How can Romney take Perry down? His campaign reportedly wants to portray Perry as a career politician who's too soft on immigration and too conservative on everything else. But everyone on the Internet thinks that strategy is bad. US News's Scott Galupo writes that Romney can't campaign to Perry's left and his right at the same time. And the National Review wrote that the "career pol" charge won't stick either, since Romney's been running for president since 2006. Conservative writer Jonathan Last agrees:
"...Romney would have been a career politician too, if only voters would have let him. He’s been running since 1994. His real gripe about Perry is actually, 'Hey, that guy wins all the time!
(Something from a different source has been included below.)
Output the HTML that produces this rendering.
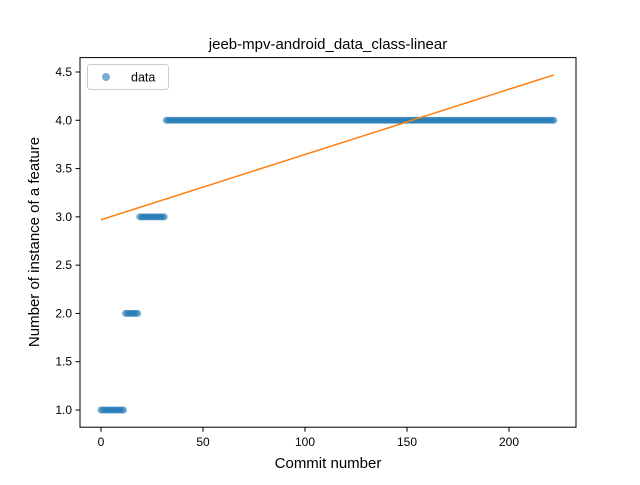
<!DOCTYPE html>
<html><head><meta charset="utf-8"><style>
body{margin:0;background:#fff;}
svg text{font-family:"Liberation Sans","DejaVu Sans",sans-serif;}
</style></head><body>
<svg id="chart" width="640" height="480" xmlns="http://www.w3.org/2000/svg">
<rect width="640" height="480" fill="#fff"/>
<g id="marks"></g>
<rect x="80" y="57.6" width="496" height="369.6" fill="none" stroke="#000" stroke-width="1"/>
<g id="axes"></g>
<text x="328" y="49" font-size="15" text-anchor="middle">jeeb-mpv-android_data_class-linear</text>
<text x="328" y="468" font-size="15" text-anchor="middle">Commit number</text>
<text x="0" y="0" font-size="15" text-anchor="middle" transform="translate(39,242) rotate(-90)">Number of instance of a feature</text>
<g>
<rect x="87.5" y="64.5" width="81" height="25" rx="3" fill="#fff" fill-opacity="0.8" stroke="#ccc"/>
<circle cx="106" cy="77" r="4" fill="#1f77b4" fill-opacity="0.6"/>
<text x="131" y="81.5" font-size="12.5">data</text>
</g>
</svg>
<script>
const ns="http://www.w3.org/2000/svg";
const counts=[12,7,13,191];
const levels=[1,2,3,4];
const xTicks=[0,50,100,150,200];
const yTicks=[1.0,1.5,2.0,2.5,3.0,3.5,4.0,4.5];
const fitX=[0,222];
const fitY=[2.97,4.47];
const dataY=[];
for(let i=0;i<counts.length;i++){for(let k=0;k<counts[i];k++)dataY.push(levels[i]);}
const dataX=dataY.map((v,i)=>i);
const sx=v=>101+v*2.04;
const sy=v=>410-(v-1)*96.57;
const marks=document.getElementById('marks');
dataX.forEach((x,i)=>{
 const c=document.createElementNS(ns,'circle');
 c.setAttribute('cx',sx(x));c.setAttribute('cy',sy(dataY[i]));c.setAttribute('r',3.5);
 c.setAttribute('fill','#1f77b4');c.setAttribute('fill-opacity','0.6');
 
 
 marks.appendChild(c);
});
const l=document.createElementNS(ns,'line');
l.setAttribute('x1',sx(fitX[0]));l.setAttribute('y1',sy(fitY[0]));
l.setAttribute('x2',sx(fitX[1]));l.setAttribute('y2',sy(fitY[1]));
l.setAttribute('stroke','#ff7f0e');l.setAttribute('stroke-width','1.5');


marks.appendChild(l);
const axes=document.getElementById('axes');
xTicks.forEach(t=>{
 const x=sx(t);
 const tk=document.createElementNS(ns,'line');
 tk.setAttribute('x1',x);tk.setAttribute('x2',x);tk.setAttribute('y1',427.2);tk.setAttribute('y2',431.7);tk.setAttribute('stroke','#000');
 
 
 axes.appendChild(tk);
 const tx=document.createElementNS(ns,'text');
 tx.setAttribute('x',x);tx.setAttribute('y',446);tx.setAttribute('font-size','12');tx.setAttribute('text-anchor','middle');
 tx.textContent=t;
 
 
 axes.appendChild(tx);
});
yTicks.forEach(t=>{
 const y=sy(t);
 const tk=document.createElementNS(ns,'line');
 tk.setAttribute('x1',75.5);tk.setAttribute('x2',80);tk.setAttribute('y1',y);tk.setAttribute('y2',y);tk.setAttribute('stroke','#000');
 
 
 axes.appendChild(tk);
 const tx=document.createElementNS(ns,'text');
 tx.setAttribute('x',72);tx.setAttribute('y',y+4);tx.setAttribute('font-size','12');tx.setAttribute('text-anchor','end');
 tx.textContent=t.toFixed(1);
 
 
 axes.appendChild(tx);
});
</script>
</body></html>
No fair!'"
Last explains that Romney's real problem is that he's just bad at politics. His biggest political victories were losing by only 17 points to Ted Kennedy in 1994 after spending $7 million of his own money, and winning the 2002 Massachusetts governor's race--with just 49.77 percent of the vote. "Even in the biggest win of his life, he couldn't capture more than 50% of the vote," Last writes. And every time he runs, Romney adopts a different persona--the technocrat first, then he hard-line conservative. Romney has "no constituency because he's not very good at campaigning and, as the electoral results of the last 17 years have shown, voters don’t like him very much." How can Romney fix that?